According to a research report by IIFL Institutional Equities', in the medium term, TV and print should dominate ad budgets whereas digital would play a complementary role. But digital advertising is fast gaining traction.
Digital media now accounts for 7 per cent of the total ad spend, compared with 1 per cent in 2003, the report said.
Emergence of digital would materially harm the print industry in the medium to long term and the English print medium is at a higher risk compared with regional print, the IIFL report said.
Print media ad spends growth decelerated sharply from 16 per cent CAGR during 2003 to 2007 to a meagre 4.5 per cent CAGR in the past three years. The slowdown in English was more pronounced than in vernacular languages.
IIFL added: "However, India still is behind developed markets in terms of mobile technology and Internet connectivity, hence there is no immediate threat to Print and Television advertising from the digital media ad spends."
TV would however, continue to be the mainstay for advertisers, due to a larger audience base and diversified viewer profile.
According to IIFL Institutional Equities' Bijal Shah and Jaykumar Doshi, the impact of the Internet on television would be lower as compared with print.
"An analysis of ad spends for the past ten years reveals that print ad spend is more sensitive to economic growth. These factors make television ad spend more resilient," they said.
Following the general elections, government ad spend, a key tailwind for print media in FY14, would taper. Thus, print media ad-spend growth could remain lacklustre in FY15 unless GDP growth picks up.

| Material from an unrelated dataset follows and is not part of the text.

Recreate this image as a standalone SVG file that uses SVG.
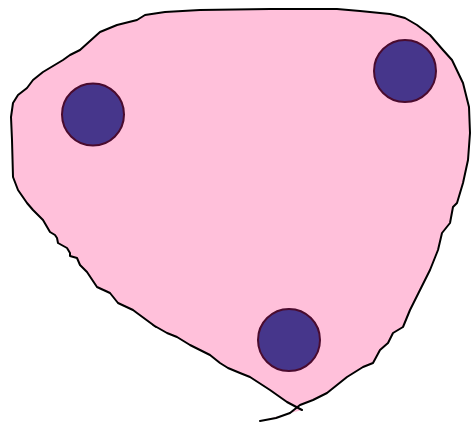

According to a separate research report of Angel Broking, the expectations of improvement in GDP and formation of a stable government post elections are likely to spur growth in advertising revenues of print media companies.
The saturation of consumption in urban markets has forced FMCG companies to aggressively push its products in tier 2/3 towns to achieve significant volume growth, and as a result this will benefit regional print media.
KPMG estimates cumulative growth in advertising revenues of print media sector at 11.2 per cent for 2015, compared to 9.8 per cent in 2014.